Developed by Harvard graduates Yifan Zhang and Geoff Oberhofer, GymPact is a new iPhone app that offers cash rewards to regular gym goers and penalizes the couch potatoes. Participants download the free app and make a weekly pact – how many days will they make it to the gym and how much money are they willing to lose for each day they don't. The minimum is $5 and the default is $10, but users have the freedom to choose any amount they want. All you need to get started is an iPhone (although Android and HTML5 devices will soon be supported).

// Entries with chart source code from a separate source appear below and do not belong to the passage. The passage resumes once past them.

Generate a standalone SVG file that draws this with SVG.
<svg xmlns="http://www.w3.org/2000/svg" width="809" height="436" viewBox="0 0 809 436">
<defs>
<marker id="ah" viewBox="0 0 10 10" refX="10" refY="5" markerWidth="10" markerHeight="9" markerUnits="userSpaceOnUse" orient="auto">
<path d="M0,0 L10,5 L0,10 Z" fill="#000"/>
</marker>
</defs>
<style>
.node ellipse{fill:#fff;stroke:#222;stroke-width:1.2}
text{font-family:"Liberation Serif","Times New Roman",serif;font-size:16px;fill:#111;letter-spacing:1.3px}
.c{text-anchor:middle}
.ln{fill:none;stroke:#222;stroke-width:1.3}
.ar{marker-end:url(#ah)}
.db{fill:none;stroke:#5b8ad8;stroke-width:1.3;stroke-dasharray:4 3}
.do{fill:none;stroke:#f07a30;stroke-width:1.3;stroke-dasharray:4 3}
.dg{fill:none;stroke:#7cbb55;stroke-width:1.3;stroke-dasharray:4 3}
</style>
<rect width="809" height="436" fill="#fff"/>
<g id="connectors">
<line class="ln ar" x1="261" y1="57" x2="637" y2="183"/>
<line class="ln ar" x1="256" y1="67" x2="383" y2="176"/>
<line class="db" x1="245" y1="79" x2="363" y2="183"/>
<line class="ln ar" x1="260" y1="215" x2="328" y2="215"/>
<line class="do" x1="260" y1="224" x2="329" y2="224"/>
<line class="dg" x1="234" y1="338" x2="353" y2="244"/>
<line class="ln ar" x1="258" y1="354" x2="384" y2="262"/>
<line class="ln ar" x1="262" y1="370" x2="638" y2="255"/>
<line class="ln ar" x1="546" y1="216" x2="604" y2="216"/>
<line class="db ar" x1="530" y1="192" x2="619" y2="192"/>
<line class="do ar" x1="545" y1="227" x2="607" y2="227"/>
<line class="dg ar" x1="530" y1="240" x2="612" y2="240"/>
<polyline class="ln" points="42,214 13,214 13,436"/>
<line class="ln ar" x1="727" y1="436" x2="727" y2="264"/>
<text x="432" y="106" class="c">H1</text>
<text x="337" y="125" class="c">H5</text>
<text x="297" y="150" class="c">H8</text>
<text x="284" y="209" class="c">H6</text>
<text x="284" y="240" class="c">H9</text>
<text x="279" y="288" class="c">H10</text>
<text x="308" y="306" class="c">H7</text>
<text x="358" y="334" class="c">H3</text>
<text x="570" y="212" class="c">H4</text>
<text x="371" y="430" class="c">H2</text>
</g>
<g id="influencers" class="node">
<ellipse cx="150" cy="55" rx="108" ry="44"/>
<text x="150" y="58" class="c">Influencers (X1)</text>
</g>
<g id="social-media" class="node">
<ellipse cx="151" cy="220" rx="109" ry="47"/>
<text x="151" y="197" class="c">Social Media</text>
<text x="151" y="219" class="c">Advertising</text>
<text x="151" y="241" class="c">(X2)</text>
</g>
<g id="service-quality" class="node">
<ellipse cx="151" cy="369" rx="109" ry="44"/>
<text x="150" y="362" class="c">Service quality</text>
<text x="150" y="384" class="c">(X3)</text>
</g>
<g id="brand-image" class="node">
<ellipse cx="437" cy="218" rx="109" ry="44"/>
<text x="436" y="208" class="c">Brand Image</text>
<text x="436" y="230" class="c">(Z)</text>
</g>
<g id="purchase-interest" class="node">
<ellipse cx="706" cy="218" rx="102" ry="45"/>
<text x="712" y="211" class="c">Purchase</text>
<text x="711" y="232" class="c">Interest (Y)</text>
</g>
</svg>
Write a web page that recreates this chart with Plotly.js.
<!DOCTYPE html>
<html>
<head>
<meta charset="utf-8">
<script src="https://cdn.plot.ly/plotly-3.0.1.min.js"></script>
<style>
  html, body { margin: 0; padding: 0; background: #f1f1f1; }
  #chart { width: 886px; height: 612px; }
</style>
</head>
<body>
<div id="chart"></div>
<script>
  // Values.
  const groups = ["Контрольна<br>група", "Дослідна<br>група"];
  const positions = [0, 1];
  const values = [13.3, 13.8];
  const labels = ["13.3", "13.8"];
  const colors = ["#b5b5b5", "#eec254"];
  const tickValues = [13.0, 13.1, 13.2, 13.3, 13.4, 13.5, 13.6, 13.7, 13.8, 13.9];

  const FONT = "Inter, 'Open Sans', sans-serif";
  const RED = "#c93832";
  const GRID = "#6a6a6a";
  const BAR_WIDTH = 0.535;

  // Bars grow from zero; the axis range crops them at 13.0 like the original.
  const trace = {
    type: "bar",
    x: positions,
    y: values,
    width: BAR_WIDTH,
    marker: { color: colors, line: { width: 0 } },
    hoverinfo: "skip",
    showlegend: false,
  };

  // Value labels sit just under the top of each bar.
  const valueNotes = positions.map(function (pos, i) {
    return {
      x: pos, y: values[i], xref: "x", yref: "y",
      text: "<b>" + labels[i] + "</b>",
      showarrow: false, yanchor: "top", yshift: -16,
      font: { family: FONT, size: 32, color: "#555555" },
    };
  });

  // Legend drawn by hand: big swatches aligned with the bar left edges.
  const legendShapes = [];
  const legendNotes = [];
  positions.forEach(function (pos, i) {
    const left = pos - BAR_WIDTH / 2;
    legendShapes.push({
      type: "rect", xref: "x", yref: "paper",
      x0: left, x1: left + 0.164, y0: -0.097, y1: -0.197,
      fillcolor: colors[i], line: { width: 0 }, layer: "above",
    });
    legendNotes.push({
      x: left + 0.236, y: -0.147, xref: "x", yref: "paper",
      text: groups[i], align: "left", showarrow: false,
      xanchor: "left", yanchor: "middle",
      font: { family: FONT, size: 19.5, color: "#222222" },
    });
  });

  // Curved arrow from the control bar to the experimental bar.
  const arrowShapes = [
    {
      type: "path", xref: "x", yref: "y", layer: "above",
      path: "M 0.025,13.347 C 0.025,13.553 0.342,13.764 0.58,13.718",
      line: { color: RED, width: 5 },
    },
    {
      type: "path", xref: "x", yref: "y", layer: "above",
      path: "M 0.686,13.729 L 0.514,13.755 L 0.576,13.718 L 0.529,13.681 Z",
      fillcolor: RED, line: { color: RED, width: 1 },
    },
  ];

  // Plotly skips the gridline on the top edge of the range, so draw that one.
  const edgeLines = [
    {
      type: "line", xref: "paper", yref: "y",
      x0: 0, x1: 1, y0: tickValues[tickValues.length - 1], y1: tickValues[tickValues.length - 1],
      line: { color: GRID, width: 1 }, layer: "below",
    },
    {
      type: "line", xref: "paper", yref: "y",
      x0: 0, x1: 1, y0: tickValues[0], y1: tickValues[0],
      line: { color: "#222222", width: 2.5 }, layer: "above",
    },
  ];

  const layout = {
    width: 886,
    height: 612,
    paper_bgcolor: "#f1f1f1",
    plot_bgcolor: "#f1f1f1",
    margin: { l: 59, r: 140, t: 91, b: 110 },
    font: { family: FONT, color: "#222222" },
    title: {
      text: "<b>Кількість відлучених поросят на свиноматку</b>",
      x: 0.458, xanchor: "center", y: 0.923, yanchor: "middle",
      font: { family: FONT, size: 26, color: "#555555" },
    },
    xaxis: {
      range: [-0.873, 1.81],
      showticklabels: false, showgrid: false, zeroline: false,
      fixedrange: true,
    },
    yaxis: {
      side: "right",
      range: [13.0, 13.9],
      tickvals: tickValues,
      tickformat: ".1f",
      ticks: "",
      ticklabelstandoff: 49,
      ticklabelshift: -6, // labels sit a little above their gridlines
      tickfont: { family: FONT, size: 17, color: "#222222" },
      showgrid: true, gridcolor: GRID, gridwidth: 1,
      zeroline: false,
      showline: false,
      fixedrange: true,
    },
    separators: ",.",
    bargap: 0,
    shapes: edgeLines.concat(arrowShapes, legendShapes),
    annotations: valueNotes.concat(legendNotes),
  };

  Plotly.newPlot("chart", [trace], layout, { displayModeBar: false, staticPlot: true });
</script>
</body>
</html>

Users check in when they arrive at the gym and their GPS confirms they are in the right spot, where they must stay for at least 30 minutes or they will not be credited with a workout. At the end of each week, GymPact charges those who haven't met their goal. The company reasserts its tough love philosophy by taking about 3-percent of the winnings and then dividing the rest of the funds among those who managed to meet their weekly pact commitment. But there’s good news for all those commitment-phobes out there: financial commitments can be changed at any point up to Sunday night, and GymPact can be frozen for vacations or injuries or even indefinitely if a user doesn't like it. GymPact already has more than 40,000 gyms in its database. Users may also add their own locations, but the app functions on a kind of honor system, in hoping that the location added is a legitimate gym and not just that treadmill in your living room.

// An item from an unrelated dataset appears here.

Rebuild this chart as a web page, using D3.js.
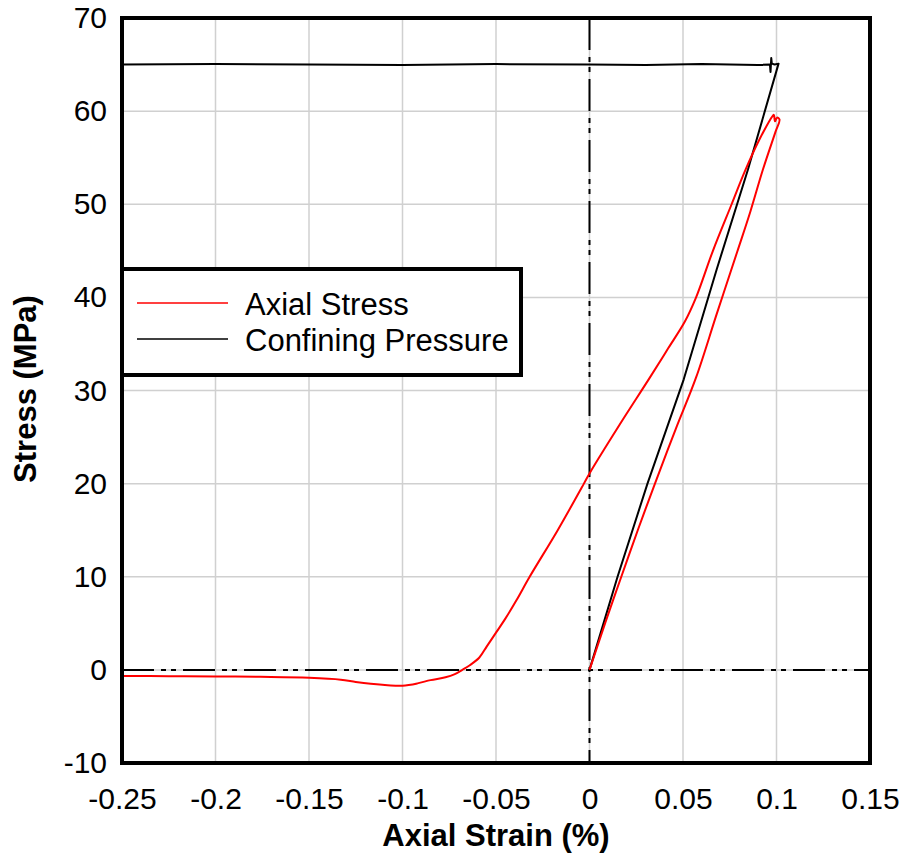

This system is how most gyms work already. The people who use them regularly have their memberships subsidized by those who don't. Much like Snooze, an alarm clock app for the iPhone that will donate a set amount of money to the charity of your choice every time you hit the snooze button, GymPact operates on the basis of a daily penalty. Since it's not just that lump sum charge to your credit card, presumably it’s a lot harder to simply forget about.
Although there’s an entire gamut of fitness apps available, from the appropriately named C25K (Couch to 5k) at $2.99 to the FitnessBuilder at $9.99, they all run along the same lines, offering a number of set workouts that help users build stamina and endurance, tracking their progress every step of the way. Downloading GymPact, however, is free; the app doesn’t presume to tell you how to increase fitness, focusing simply on getting you off your rear and to the gym.
While the idea behind the app is a sound one, firmly rooted in behavioral economics, there seems to be a rather obvious problem. GymPact doesn’t allow users to log any exercise outside of their specified gym location. Thus, even if a run outside proved to be more beneficial and enjoyable, the app wouldn’t credit the user for it. Even worse is the possibility that this kind of system will be taken advantage off - what’s to stop a user checking into a gym, only to hang out at the juice bar for a couple of hours?
Furthermore, the payout each user receives for regular attendance is minimal, amounting to about 50-cents per completed workout for the average user who pledges the minimum of three workouts a week. Although the payout is not going to make or break someone, users should keep in mind that missing one week can undo 10 weeks of going to the gym on time. What GymPact really seems to come down to is not a user earning more money, but simply trying not to lose his originally pledged sum. Would you be more inclined to go to the gym if you knew you would lose $5 if you didn’t? Most users would probably say yes.
One of the most common critiques of the app seems to come largely from trained professionals like personal trainers and regular exercisers, who say the app is no more than the current gimmick of using apps to make our lives easier. According to these exercise junkies, there is no substitute for self-motivation. So what is GymPact, really: a clever solution to an age old problem, or just another parlour trick whose impact will be forgotten as quickly as all those other New Years’ resolutions?